→ THE REQUEST
In the material below, please retype the lines from the very first through the one with "line(pcb_slope_t, pcb_slope_p, 3.5)", exactly and without pictures.

→ SOURCE DATA
------------------------------------------------
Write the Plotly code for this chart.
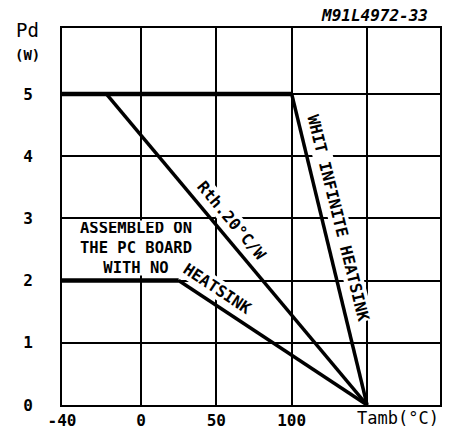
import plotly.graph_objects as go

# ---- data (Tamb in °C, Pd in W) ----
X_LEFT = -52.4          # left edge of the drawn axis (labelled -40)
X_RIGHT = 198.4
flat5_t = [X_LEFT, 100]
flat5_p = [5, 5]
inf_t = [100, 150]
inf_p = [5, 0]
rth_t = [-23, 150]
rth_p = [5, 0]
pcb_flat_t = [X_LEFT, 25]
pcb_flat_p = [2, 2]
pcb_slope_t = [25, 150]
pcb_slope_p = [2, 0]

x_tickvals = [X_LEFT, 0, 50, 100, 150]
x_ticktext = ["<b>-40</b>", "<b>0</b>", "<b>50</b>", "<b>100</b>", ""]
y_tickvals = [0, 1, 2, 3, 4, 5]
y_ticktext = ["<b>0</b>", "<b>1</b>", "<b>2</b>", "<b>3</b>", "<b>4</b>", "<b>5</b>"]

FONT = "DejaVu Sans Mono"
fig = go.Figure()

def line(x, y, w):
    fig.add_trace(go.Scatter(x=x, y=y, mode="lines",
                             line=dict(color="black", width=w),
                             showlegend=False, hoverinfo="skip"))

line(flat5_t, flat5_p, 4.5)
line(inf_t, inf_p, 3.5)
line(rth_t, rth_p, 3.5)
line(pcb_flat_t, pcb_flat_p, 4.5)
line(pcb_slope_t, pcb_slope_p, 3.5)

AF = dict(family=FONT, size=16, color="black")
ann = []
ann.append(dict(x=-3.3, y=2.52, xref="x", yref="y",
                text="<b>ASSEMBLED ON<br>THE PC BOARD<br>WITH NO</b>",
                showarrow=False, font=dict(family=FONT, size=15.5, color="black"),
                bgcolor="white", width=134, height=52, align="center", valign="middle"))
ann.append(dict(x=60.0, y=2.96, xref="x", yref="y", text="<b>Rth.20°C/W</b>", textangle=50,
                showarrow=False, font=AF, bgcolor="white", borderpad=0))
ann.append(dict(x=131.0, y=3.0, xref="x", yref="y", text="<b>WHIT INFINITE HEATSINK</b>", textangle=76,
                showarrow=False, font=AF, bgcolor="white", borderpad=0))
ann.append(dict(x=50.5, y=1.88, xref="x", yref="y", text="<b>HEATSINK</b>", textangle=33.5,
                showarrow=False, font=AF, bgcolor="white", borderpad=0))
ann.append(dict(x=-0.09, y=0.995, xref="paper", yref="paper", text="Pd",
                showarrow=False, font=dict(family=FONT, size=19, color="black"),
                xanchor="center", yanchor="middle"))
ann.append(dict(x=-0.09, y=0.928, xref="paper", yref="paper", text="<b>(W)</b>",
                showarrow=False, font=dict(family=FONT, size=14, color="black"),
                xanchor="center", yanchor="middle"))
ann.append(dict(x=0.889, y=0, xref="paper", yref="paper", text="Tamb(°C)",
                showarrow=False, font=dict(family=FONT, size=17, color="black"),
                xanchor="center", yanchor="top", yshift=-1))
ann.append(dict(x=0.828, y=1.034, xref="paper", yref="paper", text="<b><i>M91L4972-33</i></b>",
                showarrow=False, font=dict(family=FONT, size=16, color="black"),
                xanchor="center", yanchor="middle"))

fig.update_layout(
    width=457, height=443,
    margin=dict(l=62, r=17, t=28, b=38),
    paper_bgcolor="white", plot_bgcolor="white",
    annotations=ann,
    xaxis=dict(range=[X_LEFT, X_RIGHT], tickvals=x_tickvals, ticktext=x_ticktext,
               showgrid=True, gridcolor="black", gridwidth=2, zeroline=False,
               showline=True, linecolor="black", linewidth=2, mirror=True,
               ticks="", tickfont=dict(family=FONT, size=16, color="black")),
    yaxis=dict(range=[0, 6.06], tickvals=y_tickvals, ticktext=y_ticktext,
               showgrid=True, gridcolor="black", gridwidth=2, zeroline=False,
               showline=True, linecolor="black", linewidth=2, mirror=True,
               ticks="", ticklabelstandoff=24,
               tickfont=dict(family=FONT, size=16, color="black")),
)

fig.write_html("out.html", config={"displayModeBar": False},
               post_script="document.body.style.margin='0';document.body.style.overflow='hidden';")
------------------------------------------------
→ PROBLEM SOLUTION
Write the Plotly code for this chart.
import plotly.graph_objects as go

# ---- data (Tamb in °C, Pd in W) ----
X_LEFT = -52.4          # left edge of the drawn axis (labelled -40)
X_RIGHT = 198.4
flat5_t = [X_LEFT, 100]
flat5_p = [5, 5]
inf_t = [100, 150]
inf_p = [5, 0]
rth_t = [-23, 150]
rth_p = [5, 0]
pcb_flat_t = [X_LEFT, 25]
pcb_flat_p = [2, 2]
pcb_slope_t = [25, 150]
pcb_slope_p = [2, 0]

x_tickvals = [X_LEFT, 0, 50, 100, 150]
x_ticktext = ["<b>-40</b>", "<b>0</b>", "<b>50</b>", "<b>100</b>", ""]
y_tickvals = [0, 1, 2, 3, 4, 5]
y_ticktext = ["<b>0</b>", "<b>1</b>", "<b>2</b>", "<b>3</b>", "<b>4</b>", "<b>5</b>"]

FONT = "DejaVu Sans Mono"
fig = go.Figure()

def line(x, y, w):
    fig.add_trace(go.Scatter(x=x, y=y, mode="lines",
                             line=dict(color="black", width=w),
                             showlegend=False, hoverinfo="skip"))

line(flat5_t, flat5_p, 4.5)
line(inf_t, inf_p, 3.5)
line(rth_t, rth_p, 3.5)
line(pcb_flat_t, pcb_flat_p, 4.5)
line(pcb_slope_t, pcb_slope_p, 3.5)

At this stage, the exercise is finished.